### THE INPUT
▶

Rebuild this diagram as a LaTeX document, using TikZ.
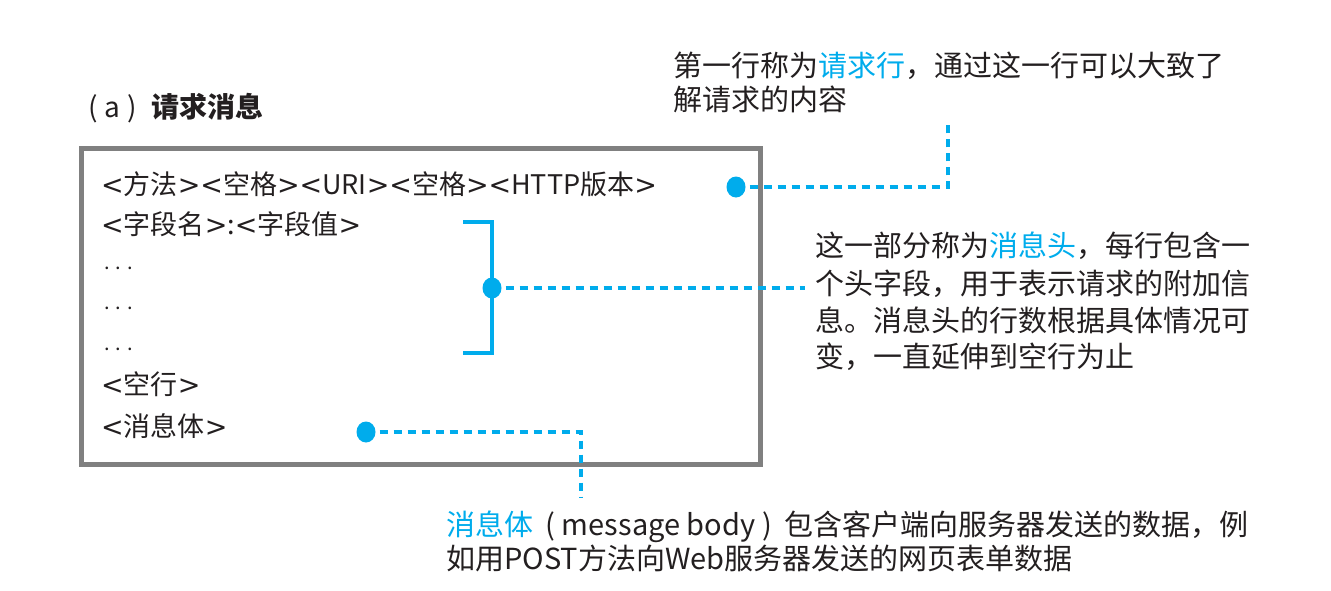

◀
▶

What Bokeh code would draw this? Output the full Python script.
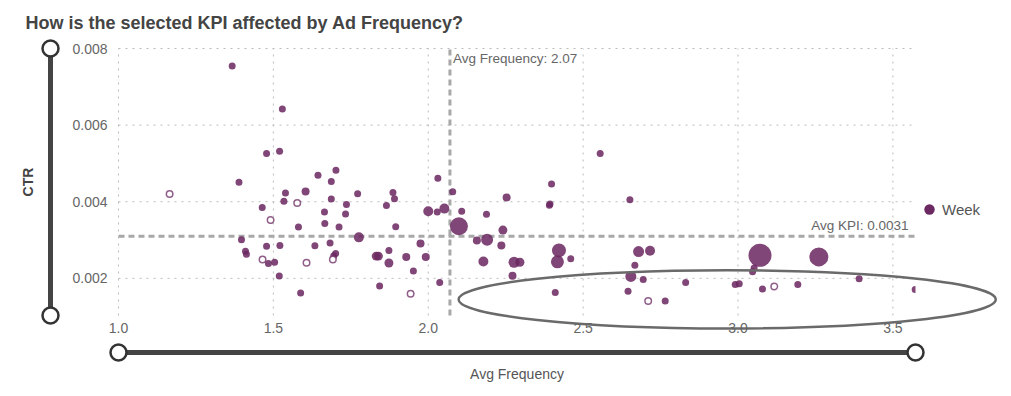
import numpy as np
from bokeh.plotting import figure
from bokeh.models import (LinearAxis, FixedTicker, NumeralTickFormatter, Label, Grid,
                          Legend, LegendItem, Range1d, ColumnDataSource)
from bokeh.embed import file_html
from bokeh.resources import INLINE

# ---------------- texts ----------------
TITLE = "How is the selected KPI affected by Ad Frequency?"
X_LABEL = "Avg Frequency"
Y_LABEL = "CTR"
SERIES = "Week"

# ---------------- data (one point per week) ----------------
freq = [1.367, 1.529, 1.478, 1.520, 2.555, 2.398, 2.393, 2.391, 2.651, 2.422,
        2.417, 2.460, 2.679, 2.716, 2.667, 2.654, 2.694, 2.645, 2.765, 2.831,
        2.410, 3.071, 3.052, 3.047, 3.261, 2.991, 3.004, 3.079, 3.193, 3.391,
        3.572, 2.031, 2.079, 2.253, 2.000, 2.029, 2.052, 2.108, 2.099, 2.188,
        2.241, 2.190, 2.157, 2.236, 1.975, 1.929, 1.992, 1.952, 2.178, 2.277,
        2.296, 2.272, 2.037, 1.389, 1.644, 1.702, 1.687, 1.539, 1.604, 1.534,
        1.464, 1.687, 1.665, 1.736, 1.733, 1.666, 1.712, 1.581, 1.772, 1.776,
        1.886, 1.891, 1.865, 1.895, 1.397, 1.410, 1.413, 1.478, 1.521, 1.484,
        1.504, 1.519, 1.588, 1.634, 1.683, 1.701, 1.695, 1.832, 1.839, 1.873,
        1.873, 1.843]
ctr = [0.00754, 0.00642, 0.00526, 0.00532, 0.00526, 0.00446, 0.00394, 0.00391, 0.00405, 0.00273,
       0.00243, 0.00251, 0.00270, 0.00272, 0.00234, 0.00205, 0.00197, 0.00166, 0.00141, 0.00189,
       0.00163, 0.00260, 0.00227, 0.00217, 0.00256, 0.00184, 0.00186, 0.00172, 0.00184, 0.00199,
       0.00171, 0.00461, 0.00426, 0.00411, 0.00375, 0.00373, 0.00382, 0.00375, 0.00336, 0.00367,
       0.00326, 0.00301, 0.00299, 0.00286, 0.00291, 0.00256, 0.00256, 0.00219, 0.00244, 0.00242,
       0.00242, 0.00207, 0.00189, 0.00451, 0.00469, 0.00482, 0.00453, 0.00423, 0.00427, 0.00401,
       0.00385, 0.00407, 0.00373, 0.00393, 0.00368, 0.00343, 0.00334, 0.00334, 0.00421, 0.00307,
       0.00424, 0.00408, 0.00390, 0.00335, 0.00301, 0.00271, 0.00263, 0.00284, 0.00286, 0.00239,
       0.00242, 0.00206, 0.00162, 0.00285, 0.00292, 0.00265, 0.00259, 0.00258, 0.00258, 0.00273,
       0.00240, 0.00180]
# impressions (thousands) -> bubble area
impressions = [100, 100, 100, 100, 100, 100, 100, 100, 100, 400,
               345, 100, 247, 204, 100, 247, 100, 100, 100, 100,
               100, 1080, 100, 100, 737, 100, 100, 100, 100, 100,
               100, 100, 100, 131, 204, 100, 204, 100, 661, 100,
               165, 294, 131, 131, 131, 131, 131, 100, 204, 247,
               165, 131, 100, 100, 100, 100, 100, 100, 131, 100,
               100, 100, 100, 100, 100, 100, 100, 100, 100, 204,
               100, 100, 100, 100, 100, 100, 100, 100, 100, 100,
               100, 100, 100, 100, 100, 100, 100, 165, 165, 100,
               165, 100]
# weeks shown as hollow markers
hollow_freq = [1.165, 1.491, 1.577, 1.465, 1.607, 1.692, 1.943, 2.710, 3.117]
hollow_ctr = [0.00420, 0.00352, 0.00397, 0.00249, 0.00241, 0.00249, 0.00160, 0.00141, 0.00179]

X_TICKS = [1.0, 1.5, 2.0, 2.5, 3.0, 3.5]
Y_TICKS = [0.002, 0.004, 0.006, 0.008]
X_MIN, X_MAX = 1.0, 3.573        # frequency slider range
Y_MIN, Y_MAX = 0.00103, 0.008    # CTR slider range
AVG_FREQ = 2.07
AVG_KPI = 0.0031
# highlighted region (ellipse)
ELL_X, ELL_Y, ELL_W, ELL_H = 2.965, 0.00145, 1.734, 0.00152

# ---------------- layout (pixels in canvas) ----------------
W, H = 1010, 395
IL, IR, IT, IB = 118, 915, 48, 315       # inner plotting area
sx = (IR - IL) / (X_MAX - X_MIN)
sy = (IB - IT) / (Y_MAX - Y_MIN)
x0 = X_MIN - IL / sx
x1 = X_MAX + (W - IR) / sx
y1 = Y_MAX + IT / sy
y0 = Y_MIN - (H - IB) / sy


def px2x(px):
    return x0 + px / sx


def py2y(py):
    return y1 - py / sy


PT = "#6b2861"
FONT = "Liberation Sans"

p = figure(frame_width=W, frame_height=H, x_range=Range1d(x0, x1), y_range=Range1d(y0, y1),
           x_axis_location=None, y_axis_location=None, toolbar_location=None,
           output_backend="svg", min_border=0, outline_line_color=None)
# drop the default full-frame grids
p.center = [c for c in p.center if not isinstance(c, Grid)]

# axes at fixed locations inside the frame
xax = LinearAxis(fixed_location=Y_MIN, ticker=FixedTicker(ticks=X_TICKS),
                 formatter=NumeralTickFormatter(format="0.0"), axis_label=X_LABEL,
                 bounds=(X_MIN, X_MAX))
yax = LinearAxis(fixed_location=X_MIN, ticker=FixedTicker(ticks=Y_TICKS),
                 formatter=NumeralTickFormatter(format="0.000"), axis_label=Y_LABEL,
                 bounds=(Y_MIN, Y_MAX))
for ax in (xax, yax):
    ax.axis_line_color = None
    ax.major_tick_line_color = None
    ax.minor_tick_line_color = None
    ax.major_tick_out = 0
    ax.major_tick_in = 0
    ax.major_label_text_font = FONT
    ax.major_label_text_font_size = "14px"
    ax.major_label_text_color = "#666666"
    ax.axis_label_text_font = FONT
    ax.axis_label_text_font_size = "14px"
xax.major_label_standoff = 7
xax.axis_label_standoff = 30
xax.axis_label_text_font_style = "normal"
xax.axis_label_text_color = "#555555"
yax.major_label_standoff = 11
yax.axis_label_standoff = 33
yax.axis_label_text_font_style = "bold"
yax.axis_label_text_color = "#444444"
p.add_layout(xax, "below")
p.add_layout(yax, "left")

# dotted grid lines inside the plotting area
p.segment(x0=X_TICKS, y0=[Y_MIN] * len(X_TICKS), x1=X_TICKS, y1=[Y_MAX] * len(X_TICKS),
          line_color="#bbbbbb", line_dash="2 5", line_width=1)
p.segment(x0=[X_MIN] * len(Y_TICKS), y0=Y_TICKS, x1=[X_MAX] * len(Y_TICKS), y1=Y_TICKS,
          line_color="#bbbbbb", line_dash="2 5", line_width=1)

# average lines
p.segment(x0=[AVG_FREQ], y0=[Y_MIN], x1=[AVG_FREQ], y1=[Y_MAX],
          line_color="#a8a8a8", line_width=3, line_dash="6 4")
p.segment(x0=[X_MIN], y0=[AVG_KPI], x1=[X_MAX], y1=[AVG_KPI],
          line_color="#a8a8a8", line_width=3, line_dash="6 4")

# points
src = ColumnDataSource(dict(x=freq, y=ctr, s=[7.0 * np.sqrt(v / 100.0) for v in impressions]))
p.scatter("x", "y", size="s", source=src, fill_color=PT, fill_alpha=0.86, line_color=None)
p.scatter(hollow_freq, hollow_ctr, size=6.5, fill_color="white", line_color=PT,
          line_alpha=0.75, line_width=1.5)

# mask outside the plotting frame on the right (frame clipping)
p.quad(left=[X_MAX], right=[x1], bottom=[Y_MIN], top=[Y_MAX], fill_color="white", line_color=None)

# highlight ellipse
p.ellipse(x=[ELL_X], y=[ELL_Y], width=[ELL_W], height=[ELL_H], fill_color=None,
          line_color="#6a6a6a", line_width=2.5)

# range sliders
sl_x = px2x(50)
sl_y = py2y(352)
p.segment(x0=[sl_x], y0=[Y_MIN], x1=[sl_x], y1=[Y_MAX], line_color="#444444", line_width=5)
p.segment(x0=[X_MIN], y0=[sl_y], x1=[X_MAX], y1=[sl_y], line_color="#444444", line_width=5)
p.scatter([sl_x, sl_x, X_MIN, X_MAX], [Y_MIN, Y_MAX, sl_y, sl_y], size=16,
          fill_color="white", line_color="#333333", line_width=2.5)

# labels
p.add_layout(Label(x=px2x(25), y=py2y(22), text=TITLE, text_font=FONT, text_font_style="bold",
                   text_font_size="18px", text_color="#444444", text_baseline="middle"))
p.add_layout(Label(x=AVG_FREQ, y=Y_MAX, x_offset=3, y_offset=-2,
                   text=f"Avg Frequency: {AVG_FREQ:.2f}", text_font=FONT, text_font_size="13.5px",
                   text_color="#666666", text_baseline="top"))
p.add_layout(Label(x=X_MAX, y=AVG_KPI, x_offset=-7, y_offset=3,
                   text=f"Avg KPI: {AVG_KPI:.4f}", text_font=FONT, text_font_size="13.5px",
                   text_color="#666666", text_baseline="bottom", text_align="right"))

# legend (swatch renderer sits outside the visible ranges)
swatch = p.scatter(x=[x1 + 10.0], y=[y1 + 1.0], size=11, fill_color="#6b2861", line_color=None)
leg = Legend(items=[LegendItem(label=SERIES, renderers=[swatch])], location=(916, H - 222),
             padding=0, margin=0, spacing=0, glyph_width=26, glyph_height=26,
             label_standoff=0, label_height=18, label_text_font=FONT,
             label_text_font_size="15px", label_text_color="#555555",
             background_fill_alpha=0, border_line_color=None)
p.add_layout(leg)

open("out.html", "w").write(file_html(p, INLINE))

◀

Repeat exactly, and only, the lines from the one containing "What Bokeh code" through the one containing "from bokeh.resources import INLINE", both included, without the pictures.

### EXERCISE RESPONSE
What Bokeh code would draw this? Output the full Python script.
import numpy as np
from bokeh.plotting import figure
from bokeh.models import (LinearAxis, FixedTicker, NumeralTickFormatter, Label, Grid,
                          Legend, LegendItem, Range1d, ColumnDataSource)
from bokeh.embed import file_html
from bokeh.resources import INLINE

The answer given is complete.